Un SMS claironne son double signal : « Tu es libre le week-end du 6 mai ?». Réponse : « Non et c’est la Présidentielle en plus». Bip bip : « Ah bon ? Parce que c’est le pont du 8 mai ! ». Une machine à café plus loin. Deux femmes se réchauffent et s’évadent de leur quotidien glacé en évoquant les futurs plans vacances pour le printemps. La plus férue de politique casse l’ambiance : « Oui mais le 22 avril, c’est le premier tour des élections ». « Quoi!? Mais moi je serai pas là! » répond l’autre qui vient de réaliser. Abstention ou procuration : il lui faudra trancher…

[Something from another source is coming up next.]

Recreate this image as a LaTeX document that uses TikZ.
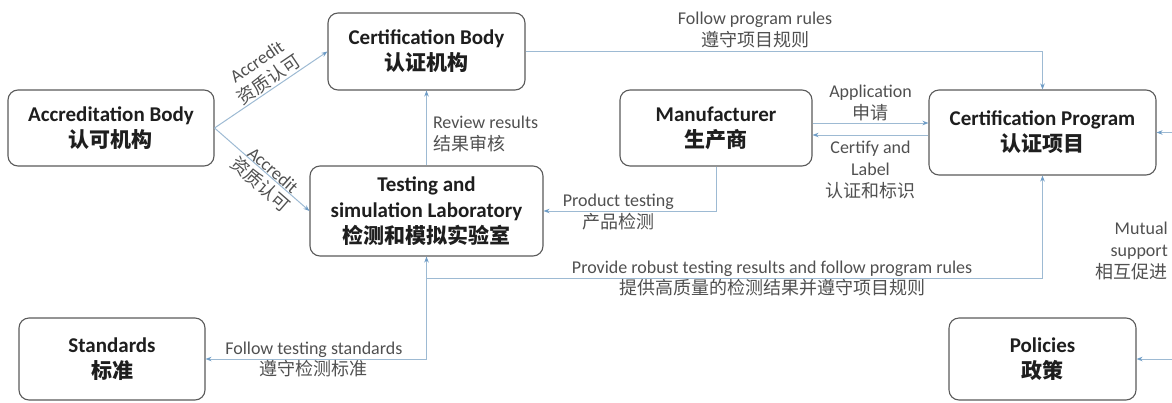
\documentclass[tikz,border=0pt]{standalone}
\usepackage{fontspec}
\setmainfont{Carlito}
\newfontfamily\zh{Noto Sans CJK SC}
\usetikzlibrary{arrows.meta,calc}
\definecolor{linec}{HTML}{9DBAD3}
\definecolor{tipc}{HTML}{6E9CC6}
\definecolor{boxc}{HTML}{5A5A5A}
\definecolor{labc}{HTML}{505050}
\definecolor{titc}{HTML}{1E1E1E}
\begin{document}
\begin{tikzpicture}[x=1pt,y=-1pt,
  box/.style={draw=boxc, line width=1.1pt, rounded corners=10pt, fill=white, inner sep=0pt, align=center,
    font=\fontsize{21}{26}\selectfont\bfseries, text=titc},
  conn/.style={draw=linec, line width=1pt, -{Stealth[length=6pt,width=4.5pt,color=tipc]}},
  lab/.style={font=\fontsize{18}{22}\selectfont, text=labc, align=center, inner sep=1pt},
]
\useasboundingbox (0,0) rectangle (1172,402);

% boxes
\node[box, minimum width=206pt, minimum height=76pt] (ab) at (111,128) {Accreditation Body\\{\zh 认可机构}};
\node[box, minimum width=197pt, minimum height=77pt] (cb) at (426.5,51.5) {Certification Body\\{\zh 认证机构}};
\node[box, minimum width=233pt, minimum height=90pt] (tl) at (426.5,211) {Testing and\\simulation Laboratory\\{\zh 检测和模拟实验室}};
\node[box, minimum width=192pt, minimum height=76pt] (mf) at (716,128) {Manufacturer\\{\zh 生产商}};
\node[box, minimum width=227pt, minimum height=85pt] (cp) at (1042.5,132.5) {Certification Program\\{\zh 认证项目}};
\node[box, minimum width=186pt, minimum height=82pt] (st) at (112,359) {Standards\\{\zh 标准}};
\node[box, minimum width=187pt, minimum height=82pt] (po) at (1042.5,359) {Policies\\{\zh 政策}};

% accreditation
\draw[conn] (ab.east) -- node[lab, sloped, above, pos=.53, inner sep=1pt] {Accredit\\{\zh 资质认可}} (cb.west);
\draw[conn] (ab.east) -- node[lab, sloped, above, pos=.57, inner sep=0pt] {Accredit}
                         node[lab, sloped, below, pos=.57, inner sep=3pt] {\zh 资质认可} (tl.west);

% review results
\draw[conn] (tl.north) -- node[lab, right, align=left, pos=.42, inner sep=6pt] {Review results\\{\zh 结果审核}} (cb.north |- cb.south);

% follow program rules
\draw[conn] (cb.east) -- node[lab, above, pos=.444, inner sep=3pt] {Follow program rules\\{\zh 遵守项目规则}} (cb.east -| cp.north) -- (cp.north);

% application / certify
\draw[conn] (mf.east |- 0,123) -- node[lab, above, inner sep=2pt] {Application\\{\zh 申请}} (cp.west |- 0,123);
\draw[conn] (cp.west |- 0,135) -- node[lab, below, inner sep=5pt] {Certify and\\Label\\{\zh 认证和标识}} (mf.east |- 0,135);

% product testing
\draw[conn] (mf.south) -- (mf.south |- tl.east) -- node[lab, above, pos=.566, inner sep=1pt] {Product testing}
   node[lab, below, pos=.566, inner sep=2pt] {\zh 产品检测} (tl.east);

% bottom bus
\coordinate (jl) at (426.5,278);
\draw[conn] (jl) -- (tl.south);
\draw[conn] (jl) -- node[lab, above, pos=.561, inner sep=1pt] {Provide robust testing results and follow program rules}
   node[lab, below, pos=.561, inner sep=1pt] {\zh 提供高质量的检测结果并遵守项目规则} (jl -| cp.south) -- (cp.south);
\draw[conn] (jl) -- (jl |- st.east) -- node[lab, above, pos=.51, inner sep=1pt] {Follow testing standards}
   node[lab, below, pos=.51, inner sep=1pt] {\zh 遵守检测标准} (st.east);

% right side (cropped)
\coordinate (r1) at (1172,132.5);
\coordinate (r2) at (1172,359);
\draw[conn] (r1) -- (cp.east);
\draw[conn] (r2) -- (po.east);
\node[lab, anchor=east, align=right] (ms) at (1169,251) {Mutual\\support\\{\zh 相互促进}};
\end{tikzpicture}
\end{document}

Car le calendrier électoral de la présidentielle 2012 ne pouvait pas tomber plus à l’épicentre des vacances scolaires. Les habitants des académies de la Zone B décrochent le gros lot. Leurs vacances débutent le 21 avril et s’achèvent le 6 mai, pile pendant les deux semaines cruciales de l’entre deux tours. Ceux de la Zone C (Paris et Bordeaux) verront le premier scrutin tomber en plein milieu de leurs congés. Seule la Zone A semble quelque peu épargnée par cette promesse d’école buissonnière électorale. La rentrée s’effectuant le 23, les retardataires des grandes villes pourront faire un petit crochet par leur bureau de vote sur la route du retour pour présider au destin de la France.

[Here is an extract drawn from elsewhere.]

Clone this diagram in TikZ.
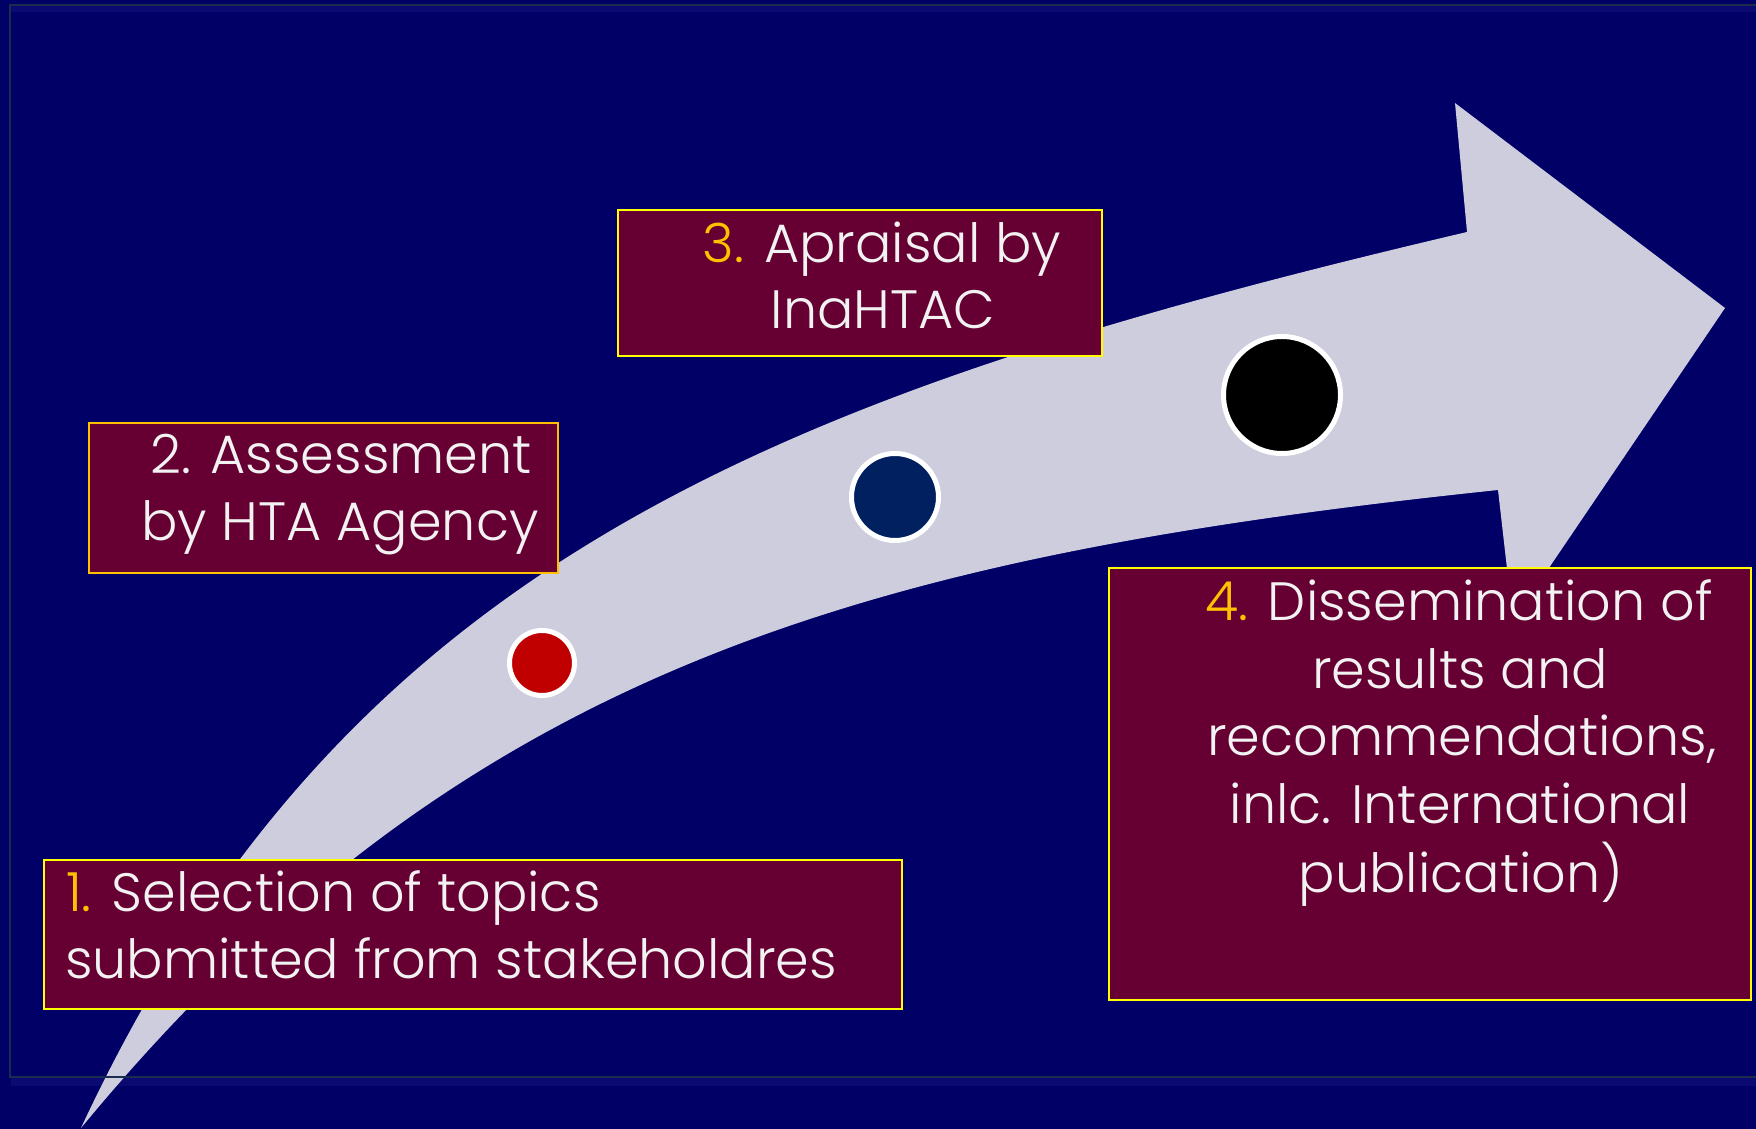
\documentclass[tikz,border=0pt]{standalone}
\usepackage{fontspec}
\setmainfont{Poppins Light}
\definecolor{bg}{HTML}{000066}
\definecolor{boxfill}{HTML}{660033}
\definecolor{arrowc}{HTML}{CDCDDE}
\definecolor{gold}{HTML}{FFC000}
\definecolor{txt}{HTML}{F2F2F2}
\definecolor{framec}{HTML}{1B2D4D}
\definecolor{shadowc}{HTML}{0A0A72}
\definecolor{navydot}{HTML}{002060}
\definecolor{reddot}{HTML}{C00000}
\definecolor{yel}{HTML}{FFFF00}
\begin{document}
\begin{tikzpicture}[x=1pt,y=-1pt,
  stepbox/.style={draw=yel, line width=2pt, fill=boxfill, rectangle, inner sep=0pt, anchor=north west},
  txtline/.style={text=txt, inner sep=0pt, font=\fontsize{54}{67}\selectfont, anchor=base},
  dot/.style={circle, draw=white, line width=5pt, inner sep=0pt}]
% background
\fill[bg] (0,0) rectangle (1756,1129);
\useasboundingbox (0,0) rectangle (1756,1129);
% frame shadow
\fill[shadowc] (11,1078) rectangle (1756,1086);
\fill[shadowc] (11,6) rectangle (1756,12);
% arrow
\fill[arrowc] (81,1128) .. controls (344,564) and (773,395) .. (1467,232)
  -- (1455,103) -- (1725,308) -- (1513,621) -- (1498,490)
  .. controls (858,557) and (457,672) .. (81,1128) -- cycle;
% frame lines
\draw[framec, line width=2pt] (1756,5) -- (10,5) -- (10,1077) -- (1756,1077);
% dots
\node[dot, fill=reddot, minimum size=65pt] (c1) at (542,663) {};
\node[dot, fill=navydot, minimum size=87pt] (c2) at (895,497) {};
\node[dot, fill=black, minimum size=117pt] (c3) at (1282,395) {};
% boxes
\node[stepbox, minimum width=858pt, minimum height=149pt] (b1) at (43,859) {};
\node[stepbox, draw=gold, minimum width=469pt, minimum height=150pt] (b2) at (88,422) {};
\node[stepbox, minimum width=484pt, minimum height=146pt] (b3) at (617,209) {};
\node[stepbox, minimum width=642pt, minimum height=432pt] (b4) at (1108,567) {};
% texts box 1
\node[txtline, anchor=base west] (t1a) at (66,911) {{\color{gold}1.} Selection of topics};
\node[txtline, anchor=base west] (t1b) at (65,978) {submitted from stakeholdres};
% box 2
\node[txtline] (t2a) at (341,473) {2. Assessment};
\node[txtline] (t2b) at (340,540) {by HTA Agency};
% box 3
\node[txtline] (t3a) at (882,262) {{\color{gold}3.} Apraisal by};
\node[txtline] (t3b) at (883,328) {InaHTAC};
% box 4
\node[txtline] (t4a) at (1459,620) {{\color{gold}4.} Dissemination of};
\node[txtline] (t4b) at (1460,688) {results and};
\node[txtline] (t4c) at (1462,755) {recommendations,};
\node[txtline] (t4d) at (1460,823) {inlc. International};
\node[txtline] (t4e) at (1461,892) {publication)};
\end{tikzpicture}
\end{document}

Que dire également de ce pont de tous les dangers ? Qui pose son lundi 7, s’offre 4 jours de repos d’affilés et des possibilités infinies d’escapades pour le prix d’une seule RTT. Et le spectre du 21 avril 2002 de s’inviter dans la campagne pour hanter l’année de son dixième anniversaire. Dans les multiples facteurs qui avaient expliqué l’élimination de Lionel Jospin de la présidentielle, un peu trop confiant face à un Jacques Chirac distancé dans les sondages du second tour, le calendrier en faisait partie. Beaucoup d’électeurs qui s’étaient juré de voter Jospin au second tour n’avaient pas cru utile de prévoir une procuration pour le premier. Ces voix promises mais cruellement absentes avaient contribué à qualifier Jean-Marie Le Pen provoquant ce choc, ce coup de tonnerre pour la France, ce fameux 21 avril 2002.

Le vote libre et démocratique est un droit qui fait rêver les peuples qui en sont privés ou les citoyens étrangers qui ne peuvent pas s’exprimer. Pour ceux qui ne veulent pas taire leur voix, il existe même la possibilité d’une procuration pour une durée d’un an ou de trois pour les résidents à l’étranger. La procuration peut être établie jusqu’à la veille du scrutin, mais vu les délais impartis, mieux vaut y penser dés aujourd’hui. Car si ces démarches sont gratuites et finalement assez simples, elles demandent une mobilisation et une organisation qui en décourageront plus d’un…

Et avec une Marine Le Pen qui frise les 20% d’intention de vote dans les sondages ou une multitude de candidats – une des spécificités de l’élection présidentielle à la Française – à qui profiterait une abstention massive amplifiée par le calendrier des vacances scolaires ? Dix ans après le 21 avril 2002, le suspense et la menace d’une nouvelle malédiction du calendrier restent entiers.